The significant difference between bank and NBFC means that Micro, Small, and Medium Enterprises (MSMEs) seeking loans should be very careful when choosing one over the other. Business loan from bank have traditionally been more difficult to access for MSMEs. Whereas, business loan from NBFC is far more flexible and easily accessible. Read on to find out the benefits of NBFC loan and why NBFC loan is likely to be the right choice for MSMEs.

How NBFCs have the Edge over Banks for giving a Small Business Loan Online

Faster Processing

Borrowing money from a bank usually entails a lot of paperwork and a lengthy loan application process. Most NBFCs, on the other hand, allow for easy application, approval and disbursement of funds due to their minimal documentation requirements. With tech-enabled NBFCs like Kinara Capital, you will not have to go through any long screening procedures to avail of a small business loan online, and will therefore be able to get funds sooner.

Documentation Requirement

The document requirements for NBFCs can be minimal and flexible. Whereas a bank requires much more proof and documents.

Looking Beyond Credit Scores

Many NBFCs look beyond the credit scores and have a less stringent requirement. Kinara Capital for instance uses technology and data to assess loan applications beyond just the credit score.

Quick Loan Disbursement

There are several benefits of NBFCs. With NBFCs, you can get a loan much quicker than from a bank. With a bank, the loan processing itself can take weeks/months, let alone the loan disbursement.

Conclusion

Both banks and NBFCs have their own sets of pros and cons. But if you are a small company seeking a small business loan online, then choosing an NBFC would be a better option. This is because the loan products offered by NBFCs are better customized to suit the loan requirements of small businesses. NBFCs make great small business lenders because they have a wider reach than banks do at the last mile, and a better understanding of what small businesses need.

When opting for an NBFC loan, be careful to choose the best NBFC for business loan. Kinara Capital is an RBI-registered NBFC that provides collateral-free business loans to small businesses, making it a great option for your credit needs. Moreover, less paperwork, limited documentation, and fast disbursement are some added advantages that you get with Kinara Capital. You can even get started with an eligibility check that only takes 1 minute!

FAQs

Are the loan approval processes different between banks and NBFCs?

NBFCs like Kinara Capital have a much more flexible and quick approval process thank banks because they use tech-enabled application and decisioning processes

What are the risks associated with getting a business loan from a bank?

There is a high risk of rejection for small businesses when seeking a loan from a bank.
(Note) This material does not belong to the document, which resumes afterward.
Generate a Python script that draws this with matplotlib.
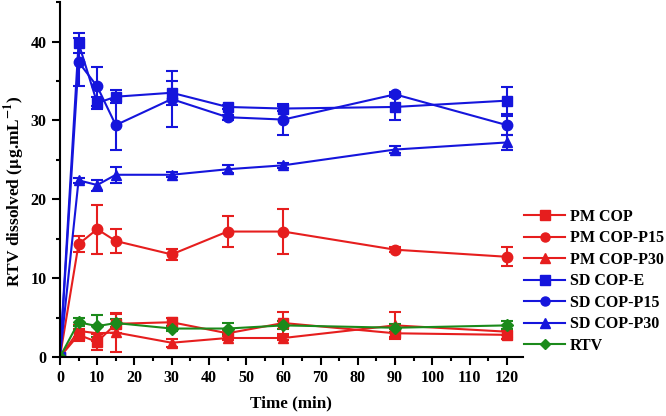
import numpy as np
import matplotlib
matplotlib.use('Agg')
import matplotlib.pyplot as plt
from matplotlib.ticker import MultipleLocator
from matplotlib.lines import Line2D

plt.rcParams['font.family'] = ['Liberation Serif', 'DejaVu Serif']
plt.rcParams['font.weight'] = 'bold'
plt.rcParams['mathtext.fontset'] = 'stix'

time = [0, 5, 10, 15, 30, 45, 60, 90, 120]

pm_cop = [0, 2.8, 1.9, 4.2, 4.4, 3.0, 4.3, 3.0, 2.8]
pm_cop_err = [0, 0.8, 1.0, 1.2, 0.5, 0.4, 1.4, 0.5, 0.5]
pm_p15 = [0, 14.3, 16.2, 14.7, 13.0, 15.9, 15.9, 13.6, 12.7]
pm_p15_err = [0, 1.0, 3.1, 1.5, 0.7, 2.0, 2.9, 0.3, 1.2]
pm_p30 = [0, 3.3, 3.0, 3.1, 1.8, 2.4, 2.4, 4.0, 3.2]
pm_p30_err = [0, 0.8, 1.0, 2.5, 0.5, 0.3, 0.3, 1.7, 0.4]
sd_e = [0, 39.8, 32.2, 33.0, 33.5, 31.7, 31.5, 31.7, 32.5]
sd_e_err = [0, 1.3, 0.7, 0.8, 1.5, 0.3, 0.3, 1.7, 1.7]
sd_p15 = [0, 37.4, 34.3, 29.4, 32.7, 30.4, 30.1, 33.3, 29.4]
sd_p15_err = [0, 3.0, 2.5, 3.2, 3.6, 0.3, 2.0, 0.3, 1.2]
sd_p30 = [0, 22.4, 21.8, 23.1, 23.1, 23.8, 24.3, 26.3, 27.2]
sd_p30_err = [0, 0.3, 0.7, 1.0, 0.3, 0.5, 0.3, 0.4, 1.0]
rtv = [0, 4.4, 3.9, 4.3, 3.6, 3.6, 4.0, 3.7, 4.0]
rtv_err = [0, 0.5, 1.4, 0.5, 0.3, 0.7, 0.5, 0.5, 0.5]

RED = '#e61e1e'
BLUE = '#1515dc'
GREEN = '#1b8a1b'

series = [
    ('PM COP', pm_cop, pm_cop_err, RED, 's'),
    ('PM COP-P15', pm_p15, pm_p15_err, RED, 'o'),
    ('PM COP-P30', pm_p30, pm_p30_err, RED, '^'),
    ('SD COP-E', sd_e, sd_e_err, BLUE, 's'),
    ('SD COP-P15', sd_p15, sd_p15_err, BLUE, 'o'),
    ('SD COP-P30', sd_p30, sd_p30_err, BLUE, '^'),
    ('RTV', rtv, rtv_err, GREEN, 'D'),
]

fig = plt.figure(figsize=(6.66, 4.16), dpi=100)
ax = fig.add_axes([0.09, 0.142, 0.695, 0.853])

handles = []
for name, y, err, col, mk in series:
    ms = 6.5 if mk == 'D' else 7.5
    ax.errorbar(time, y, yerr=err, color=col, marker=mk, markersize=ms,
                linewidth=1.5, elinewidth=1.5, capsize=4, capthick=1.5)
    handles.append(Line2D([], [], color=col, marker=mk, markersize=ms - 1,
                          linewidth=1.5, label=name))

ax.set_xlim(0, 124.3)
ax.set_ylim(0, 45)
ax.xaxis.set_major_locator(MultipleLocator(10))
ax.xaxis.set_minor_locator(MultipleLocator(5))
ax.yaxis.set_major_locator(MultipleLocator(10))
ax.yaxis.set_minor_locator(MultipleLocator(5))
ax.spines['top'].set_visible(False)
ax.spines['right'].set_visible(False)
for s in ('left', 'bottom'):
    ax.spines[s].set_linewidth(1.5)
ax.tick_params(which='major', direction='out', length=6, width=1.5, labelsize=11.5)
ax.tick_params(which='minor', direction='out', length=3, width=1.5)
for lab in ax.get_xticklabels() + ax.get_yticklabels():
    lab.set_fontweight('bold')

ax.set_xlabel('Time (min)', fontsize=12.3, fontweight='bold', labelpad=7)
ax.set_ylabel(r'RTV dissolved ($\mathbf{\mu}$g.mL$^{\mathbf{-1}}$)', fontsize=12.5,
              fontweight='bold')
ax.yaxis.set_label_coords(-0.072, 0.468)

leg = fig.legend(handles=handles, loc='upper left', bbox_to_anchor=(0.777, 0.513),
                 frameon=False, fontsize=11.5, handlelength=2.6, handletextpad=0.3,
                 labelspacing=0.34, borderaxespad=0)
for t in leg.get_texts():
    t.set_fontweight('bold')

fig.savefig('out.png', dpi=100)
In addition to this, banks generally ask for collateral against a loan, which can be seized if you default on the loan.

Can businesses switch between banks and NBFCs for their business loans?

Businesses can seek a loan from both banks and NBFCs, but it is advisable to limit the number of loan enquiries and avoid switching between lenders, as it can affect their credit score.

What factors should businesses consider when choosing between a bank and an NBFC for a business loan?

Businesses should consider the amount of paperwork required, the turnaround time, decisioning process, ease of repayment, and terms and conditions of the loan when choosing between a bank and an NBFC.

How do banks and NBFCs handle loan disbursements for business loans?

Business loans are often disbursed through electronic deposit, sending the amount directly into the bank account of the applicant.

What are the implications of defaulting on a business loan from a bank or NBFC?

Defaults can lead to penalties, and in cases where collateral is involved, it can even result in the asset being seized. Defaulting on a business loan also adversely impacts the credit score of the business or entrepreneur, which can affect their chances of getting a loan in the future.